**Direction:** Return the listing below in full, with every line exactly as it is.

## BEGIN Available data

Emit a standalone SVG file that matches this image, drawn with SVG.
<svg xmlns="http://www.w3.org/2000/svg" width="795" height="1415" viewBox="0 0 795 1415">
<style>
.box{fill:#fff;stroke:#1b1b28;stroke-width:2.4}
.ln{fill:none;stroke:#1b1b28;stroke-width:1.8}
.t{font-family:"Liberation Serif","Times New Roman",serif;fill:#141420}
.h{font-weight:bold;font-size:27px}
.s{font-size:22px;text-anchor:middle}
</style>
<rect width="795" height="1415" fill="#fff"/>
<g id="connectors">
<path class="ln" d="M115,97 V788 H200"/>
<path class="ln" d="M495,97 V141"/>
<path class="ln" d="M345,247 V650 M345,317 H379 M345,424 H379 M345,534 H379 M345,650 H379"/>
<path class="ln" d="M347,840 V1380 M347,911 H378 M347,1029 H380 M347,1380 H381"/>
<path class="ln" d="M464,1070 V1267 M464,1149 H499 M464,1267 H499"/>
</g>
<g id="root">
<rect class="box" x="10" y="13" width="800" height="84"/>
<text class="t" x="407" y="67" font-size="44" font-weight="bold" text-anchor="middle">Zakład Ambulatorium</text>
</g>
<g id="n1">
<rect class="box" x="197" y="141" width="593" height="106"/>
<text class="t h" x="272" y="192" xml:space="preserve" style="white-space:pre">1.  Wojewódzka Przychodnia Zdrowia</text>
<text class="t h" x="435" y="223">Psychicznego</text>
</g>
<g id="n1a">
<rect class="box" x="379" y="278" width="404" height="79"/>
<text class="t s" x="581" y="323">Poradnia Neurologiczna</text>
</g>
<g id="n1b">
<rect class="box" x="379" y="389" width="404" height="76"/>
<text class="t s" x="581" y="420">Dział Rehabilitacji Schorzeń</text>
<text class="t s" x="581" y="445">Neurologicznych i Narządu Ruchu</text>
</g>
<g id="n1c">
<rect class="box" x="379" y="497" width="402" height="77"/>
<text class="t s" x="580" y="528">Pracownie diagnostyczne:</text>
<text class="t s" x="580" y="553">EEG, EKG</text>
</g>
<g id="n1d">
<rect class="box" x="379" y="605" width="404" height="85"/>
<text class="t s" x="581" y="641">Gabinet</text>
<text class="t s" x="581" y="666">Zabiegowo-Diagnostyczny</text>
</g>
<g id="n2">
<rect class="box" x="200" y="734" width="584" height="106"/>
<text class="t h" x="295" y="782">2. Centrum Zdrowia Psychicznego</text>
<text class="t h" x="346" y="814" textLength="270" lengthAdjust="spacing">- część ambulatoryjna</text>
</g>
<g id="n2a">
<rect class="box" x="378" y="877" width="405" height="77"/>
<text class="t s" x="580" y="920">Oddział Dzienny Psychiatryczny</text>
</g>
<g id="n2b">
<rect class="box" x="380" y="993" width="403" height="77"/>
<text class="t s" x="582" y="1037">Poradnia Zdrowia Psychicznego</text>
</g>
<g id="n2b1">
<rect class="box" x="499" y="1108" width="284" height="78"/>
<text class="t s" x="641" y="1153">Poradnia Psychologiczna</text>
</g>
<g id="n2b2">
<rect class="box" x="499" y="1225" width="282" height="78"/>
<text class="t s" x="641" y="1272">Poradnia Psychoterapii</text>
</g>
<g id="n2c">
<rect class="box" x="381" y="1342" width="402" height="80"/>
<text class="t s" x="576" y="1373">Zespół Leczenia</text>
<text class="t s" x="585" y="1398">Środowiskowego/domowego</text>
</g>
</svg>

## END Available data

**Output:**
Emit a standalone SVG file that matches this image, drawn with SVG.
<svg xmlns="http://www.w3.org/2000/svg" width="795" height="1415" viewBox="0 0 795 1415">
<style>
.box{fill:#fff;stroke:#1b1b28;stroke-width:2.4}
.ln{fill:none;stroke:#1b1b28;stroke-width:1.8}
.t{font-family:"Liberation Serif","Times New Roman",serif;fill:#141420}
.h{font-weight:bold;font-size:27px}
.s{font-size:22px;text-anchor:middle}
</style>
<rect width="795" height="1415" fill="#fff"/>
<g id="connectors">
<path class="ln" d="M115,97 V788 H200"/>
<path class="ln" d="M495,97 V141"/>
<path class="ln" d="M345,247 V650 M345,317 H379 M345,424 H379 M345,534 H379 M345,650 H379"/>
<path class="ln" d="M347,840 V1380 M347,911 H378 M347,1029 H380 M347,1380 H381"/>
<path class="ln" d="M464,1070 V1267 M464,1149 H499 M464,1267 H499"/>
</g>
<g id="root">
<rect class="box" x="10" y="13" width="800" height="84"/>
<text class="t" x="407" y="67" font-size="44" font-weight="bold" text-anchor="middle">Zakład Ambulatorium</text>
</g>
<g id="n1">
<rect class="box" x="197" y="141" width="593" height="106"/>
<text class="t h" x="272" y="192" xml:space="preserve" style="white-space:pre">1.  Wojewódzka Przychodnia Zdrowia</text>
<text class="t h" x="435" y="223">Psychicznego</text>
</g>
<g id="n1a">
<rect class="box" x="379" y="278" width="404" height="79"/>
<text class="t s" x="581" y="323">Poradnia Neurologiczna</text>
</g>
<g id="n1b">
<rect class="box" x="379" y="389" width="404" height="76"/>
<text class="t s" x="581" y="420">Dział Rehabilitacji Schorzeń</text>
<text class="t s" x="581" y="445">Neurologicznych i Narządu Ruchu</text>
</g>
<g id="n1c">
<rect class="box" x="379" y="497" width="402" height="77"/>
<text class="t s" x="580" y="528">Pracownie diagnostyczne:</text>
<text class="t s" x="580" y="553">EEG, EKG</text>
</g>
<g id="n1d">
<rect class="box" x="379" y="605" width="404" height="85"/>
<text class="t s" x="581" y="641">Gabinet</text>
<text class="t s" x="581" y="666">Zabiegowo-Diagnostyczny</text>
</g>
<g id="n2">
<rect class="box" x="200" y="734" width="584" height="106"/>
<text class="t h" x="295" y="782">2. Centrum Zdrowia Psychicznego</text>
<text class="t h" x="346" y="814" textLength="270" lengthAdjust="spacing">- część ambulatoryjna</text>
</g>
<g id="n2a">
<rect class="box" x="378" y="877" width="405" height="77"/>
<text class="t s" x="580" y="920">Oddział Dzienny Psychiatryczny</text>
</g>
<g id="n2b">
<rect class="box" x="380" y="993" width="403" height="77"/>
<text class="t s" x="582" y="1037">Poradnia Zdrowia Psychicznego</text>
</g>
<g id="n2b1">
<rect class="box" x="499" y="1108" width="284" height="78"/>
<text class="t s" x="641" y="1153">Poradnia Psychologiczna</text>
</g>
<g id="n2b2">
<rect class="box" x="499" y="1225" width="282" height="78"/>
<text class="t s" x="641" y="1272">Poradnia Psychoterapii</text>
</g>
<g id="n2c">
<rect class="box" x="381" y="1342" width="402" height="80"/>
<text class="t s" x="576" y="1373">Zespół Leczenia</text>
<text class="t s" x="585" y="1398">Środowiskowego/domowego</text>
</g>
</svg>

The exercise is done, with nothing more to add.